There are three key differentiators that will play a role in determining the outcome of the French election. On form alone, neither the U.S. election nor the Brexit referendum can reasonably be compared to the vote in France, where citizens initially chose among 11 options on the ballot, knowing all along that a second round would be held. In essence, this system of built-in safeguards within the electoral process allows for greater rationalization of political behavior – voters get a do-over, a vote of elimination after a vote of adherence, as well as a chance to be won over by arguments of unity against a common adversary.

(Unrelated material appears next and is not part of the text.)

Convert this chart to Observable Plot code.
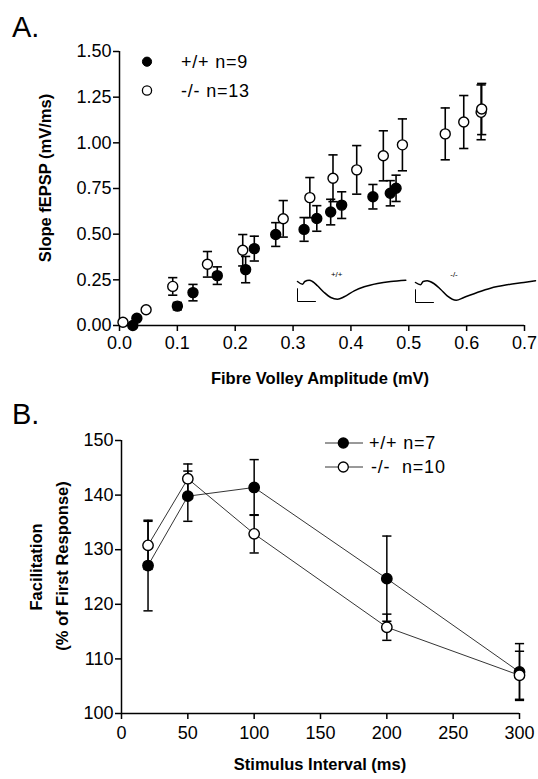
<!DOCTYPE html>
<html><head><meta charset="utf-8">
<script src="https://cdn.jsdelivr.net/npm/d3@7"></script>
<script src="https://cdn.jsdelivr.net/npm/@observablehq/plot@0.6"></script>
<style>
body{margin:0;background:#fff;}
#fig{position:relative;width:538px;height:779px;overflow:hidden;font-family:'Liberation Sans',Arial,Helvetica,sans-serif;color:#000;background:#fff;}
.abs{position:absolute;white-space:pre;line-height:1;}
.panel{font-size:29px;}
.axt{font-weight:bold;font-size:16.5px;}
.mid{transform:translate(-50%,-50%);}
.vmid{transform:translateY(-50%);}
.rot{transform:translate(-50%,-50%) rotate(-90deg);}
.leg{font-size:18px;letter-spacing:0.8px;}
.small{font-size:8px;}
svg{overflow:visible;}
</style>
</head><body><div id="fig"></div>
<script>
// ---------- Panel A data ----------
const aXTicks = [0, 0.1, 0.2, 0.3, 0.4, 0.5, 0.6, 0.7];
const aYTicks = [0, 0.25, 0.5, 0.75, 1.0, 1.25, 1.5];
const aWtX   = [0.023, 0.030, 0.100, 0.127, 0.169, 0.218, 0.233, 0.270, 0.319, 0.341, 0.365, 0.384, 0.438, 0.468, 0.478];
const aWtY   = [0.000, 0.040, 0.106, 0.180, 0.273, 0.306, 0.421, 0.498, 0.526, 0.586, 0.621, 0.659, 0.705, 0.724, 0.751];
const aWtErr = [0,     0,     0.020, 0.045, 0.048, 0.072, 0.068, 0.065, 0.065, 0.070, 0.070, 0.073, 0.067, 0.069, 0.072];
const aKoX   = [0.006, 0.046, 0.092, 0.152, 0.213, 0.283, 0.329, 0.369, 0.410, 0.456, 0.489, 0.563, 0.595, 0.625, 0.626];
const aKoY   = [0.018, 0.086, 0.214, 0.335, 0.412, 0.584, 0.700, 0.806, 0.852, 0.929, 0.989, 1.049, 1.114, 1.167, 1.185];
const aKoErr = [0,     0,     0.048, 0.070, 0.086, 0.100, 0.110, 0.128, 0.133, 0.137, 0.142, 0.142, 0.145, 0.150, 0.140];
const aLegend = ["+/+ n=9", "-/- n=13"];

// inset traces (time ms, voltage mV)
const trWtT = [0, 0.5, 0.73, 1.17, 1.5, 2.0, 2.67, 3.33, 4.0, 4.67, 5.67, 6.67, 8.0, 9.33, 10.83];
const trWtV = [0, -0.135, 0, 0.065, 0, -0.215, -0.55, -0.8, -0.885, -0.765, -0.465, -0.265, -0.1, 0, 0.065];
const trKoT = [0, 0.5, 0.77, 1.17, 1.83, 2.5, 3.17, 4.07, 4.83, 6.17, 7.5, 9.17, 10.83, 12.0];
const trKoV = [0, -0.115, 0.05, 0.085, -0.05, -0.335, -0.665, -0.885, -0.75, -0.5, -0.285, -0.115, 0, 0.085];
const scaleBarT = [0, 0, 1.8];
const scaleBarV = [-0.36, -1.0, -1.0];
const traceLabels = ["+/+", "-/-"];

// ---------- Panel B data ----------
const bXTicks = [0, 50, 100, 150, 200, 250, 300];
const bYTicks = [100, 110, 120, 130, 140, 150];
const bX      = [20, 50, 100, 200, 300];
const bWtY    = [127.1, 139.8, 141.4, 124.7, 107.6];
const bWtErr  = [8.3, 4.6, 5.1, 7.8, 5.2];
const bKoY    = [130.8, 143.0, 132.9, 115.8, 107.0];
const bKoErr  = [4.4, 2.7, 3.5, 2.4, 4.4];
const bLegend = ["+/+ n=7", "-/-  n=10"];

// ---------- helpers ----------
const rows = (xs, ys, es) => xs.map((x, i) => ({x, y: ys[i], e: es[i]}));
const cap = {draw(ctx, size) { const r = Math.sqrt(size / Math.PI); ctx.moveTo(-r, 0); ctx.lineTo(r, 0); }};
const font = "'Liberation Sans', Arial, Helvetica, sans-serif";
function errMarks(data, sw) {
  const d = data.filter(r => r.e > 0);
  return [
    Plot.ruleX(d, {x: "x", y1: r => r.y - r.e, y2: r => r.y + r.e, stroke: "black", strokeWidth: sw}),
    Plot.dot(d, {x: "x", y: r => r.y + r.e, symbol: cap, r: 4.6, stroke: "black", strokeWidth: sw, fill: "none"}),
    Plot.dot(d, {x: "x", y: r => r.y - r.e, symbol: cap, r: 4.6, stroke: "black", strokeWidth: sw, fill: "none"})
  ];
}
const fig = document.getElementById("fig");
function place(node, left, top) {
  node.style.position = "absolute"; node.style.left = left + "px"; node.style.top = top + "px";
  fig.appendChild(node);
}
function label(text, cls, left, top) {
  const d = document.createElement("div");
  d.className = "abs " + cls; d.textContent = text;
  d.style.left = left + "px"; d.style.top = top + "px";
  fig.appendChild(d); return d;
}

// ---------- Panel A ----------
const wtA = rows(aWtX, aWtY, aWtErr), koA = rows(aKoX, aKoY, aKoErr);
const plotA = Plot.plot({
  width: 538, height: 360,
  marginLeft: 119, marginRight: 14, marginTop: 51, marginBottom: 35,
  style: {fontFamily: font, fontSize: "18px", color: "black", background: "transparent", overflow: "visible"},
  x: {domain: [0, 0.7]},
  y: {domain: [0, 1.5]},
  marks: [
    Plot.axisX({ticks: aXTicks, tickFormat: d3.format(".1f"), tickSize: 6, tickPadding: 5, label: null, strokeWidth: 1.5, fontSize: 18}),
    Plot.axisY({ticks: aYTicks, tickFormat: d3.format(".2f"), tickSize: 6, tickPadding: 2, label: null, strokeWidth: 1.5, fontSize: 18}),
    Plot.ruleX([0], {stroke: "black", strokeWidth: 1.5}),
    Plot.ruleY([0], {stroke: "black", strokeWidth: 1.5}),
    ...errMarks(wtA, 1.6),
    ...errMarks(koA, 1.6),
    Plot.dot(wtA, {x: "x", y: "y", r: 5, fill: "black", stroke: "black", strokeWidth: 1.4}),
    Plot.dot(koA, {x: "x", y: "y", r: 5, fill: "white", stroke: "black", strokeWidth: 1.4})
  ]
});
place(plotA, 0, 0);

// inset traces
function trace(t, v, left, top) {
  const p = Plot.plot({
    width: 125, height: 28, margin: 0,
    style: {background: "transparent", overflow: "visible"},
    x: {domain: [0, 12.5], axis: null},
    y: {domain: [-1.1, 0.3], axis: null},
    marks: [
      Plot.line(t.map((x, i) => ({x, y: v[i]})), {x: "x", y: "y", curve: "monotone-x", stroke: "black", strokeWidth: 1.5}),
      Plot.line(scaleBarT.map((x, i) => ({x, y: scaleBarV[i]})), {x: "x", y: "y", stroke: "black", strokeWidth: 1})
    ]
  });
  place(p, left, top);
}
trace(trWtT, trWtV, 296.7, 274.7);
trace(trKoT, trKoV, 415, 275.7);
label(traceLabels[0], "small mid", 336.7, 275);
label(traceLabels[1], "small mid", 454, 275);

// ---------- Panel B ----------
const wtB = rows(bX, bWtY, bWtErr), koB = rows(bX, bKoY, bKoErr);
const plotB = Plot.plot({
  width: 538, height: 360,
  marginLeft: 121, marginRight: 19, marginTop: 40, marginBottom: 47,
  style: {fontFamily: font, fontSize: "18px", color: "black", background: "transparent", overflow: "visible"},
  x: {domain: [0, 300]},
  y: {domain: [100, 150]},
  marks: [
    Plot.axisX({ticks: bXTicks, tickSize: 6, tickPadding: 7, label: null, strokeWidth: 1.5, fontSize: 18}),
    Plot.axisY({ticks: bYTicks, tickSize: 6, tickPadding: 2, label: null, strokeWidth: 1.5, fontSize: 18}),
    Plot.ruleX([0], {stroke: "black", strokeWidth: 1.5}),
    Plot.ruleY([100], {stroke: "black", strokeWidth: 1.5}),
    Plot.line(wtB, {x: "x", y: "y", stroke: "black", strokeWidth: 0.8}),
    Plot.line(koB, {x: "x", y: "y", stroke: "black", strokeWidth: 0.8}),
    ...errMarks(wtB, 1.5),
    ...errMarks(koB, 1.5),
    Plot.dot(wtB, {x: "x", y: "y", r: 5.2, fill: "black", stroke: "black", strokeWidth: 1.4}),
    Plot.dot(koB, {x: "x", y: "y", r: 5.2, fill: "white", stroke: "black", strokeWidth: 1.4})
  ]
});
place(plotB, 0, 400);

// ---------- legends (symbols) ----------
const leg = d3.create("svg").attr("width", 538).attr("height", 779)
  .style("position", "absolute").style("left", "0px").style("top", "0px").style("pointer-events", "none");
leg.append("circle").attr("cx", 147).attr("cy", 61.7).attr("r", 4.6).attr("fill", "black").attr("stroke", "black");
leg.append("circle").attr("cx", 147).attr("cy", 90.5).attr("r", 4.6).attr("fill", "white").attr("stroke", "black").attr("stroke-width", 1.3);
[[443, "black"], [467, "white"]].forEach(([y, f]) => {
  leg.append("line").attr("x1", 325).attr("x2", 363).attr("y1", y).attr("y2", y).attr("stroke", "black").attr("stroke-width", 0.8);
  leg.append("circle").attr("cx", 343.3).attr("cy", y).attr("r", 5).attr("fill", f).attr("stroke", "black").attr("stroke-width", 1.3);
});
fig.appendChild(leg.node());
label(aLegend[0], "leg vmid", 181, 61.7);
label(aLegend[1], "leg vmid", 181, 90.5);
label(bLegend[0], "leg vmid", 369, 443);
label(bLegend[1], "leg vmid", 371, 467);

// ---------- titles ----------
label("A.", "panel", 12, 13);
label("B.", "panel", 12, 400);
label("Slope fEPSP (mV/ms)", "axt rot", 45, 178);
label("Fibre Volley Amplitude (mV)", "axt mid", 320, 378);
label("Facilitation", "axt rot", 36, 567);
label("(% of First Response)", "axt rot", 62, 566);
label("Stimulus Interval (ms)", "axt mid", 320, 764);
</script>
</body></html>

This ideal of unity lies at the heart of the second differentiator, a distinctly French concept for which there is no real equivalent in either the United States or the United Kingdom – solidarité. Solidarité is a sense of belonging to a community in which all members are morally obligated to stand together for the common good. Activism in favor of economic protections for all is one manifestation of this ideal; activism in rejection of racism and xenophobia, ideologies considered to be dominant among the French far-right, is another. Driven by this ideal, in elections where candidates from far-right finalist Marine Le Pen’s Front National (FN) rose to prominence, those of the traditional left and right overcame bitter rivalry to launch bipartisan campaigns to repel them. Today, though not all top figures from major parties have explicitly endorsed centrist frontrunner Emmanuel Macron, they have all – left and right – called upon voters to reject the FN.
From this position stems the third differentiator of this election, one on which much of the discourse of the second-round campaign has been based: the understanding that within the French political system, the FN is not just another party, even if its candidate does receive 40% of the vote this weekend. Though now polling twice as high as her firebrand father was in 2002, Le Pen’s attempts to “de-demonize” herself have nevertheless struggled to make voters forget the discriminatory actions and revisionist discourse of her party.
France’s elites may be deeply factionalized, but they remain capable of assembling movements of unity based on common values. Social factions on the right and on the left may harbor deep grievances, but most remain attached above all to France’s republican ideals. It is thus not a matter of one camp battling another, but rather of the Republic standing as one.
Though the data reveals that France, the Netherlands, the United Kingdom, and the United States have experienced similar social, economic, and political challenges, the data equally demonstrates that the manifestations of these pressures are fundamentally different. As much as divisive rhetoric can gain a foothold in each of these countries, the nature and resilience of each system – both social and political – is more likely to predict the outcomes of those pressures than their mere presence alone. Equally, the rate of change of indicators like Group Grievance can potentially provide a greater shock where it spikes or increases steeply, whereas if it changes more gradually – even where it increases – a resilient system can sometimes adapt and compensate more readily. To that extent, one can realistically expect that the experiences of the United Kingdom and United States, though perhaps superficially similar to those of France, are unlikely to play out the same way in reality.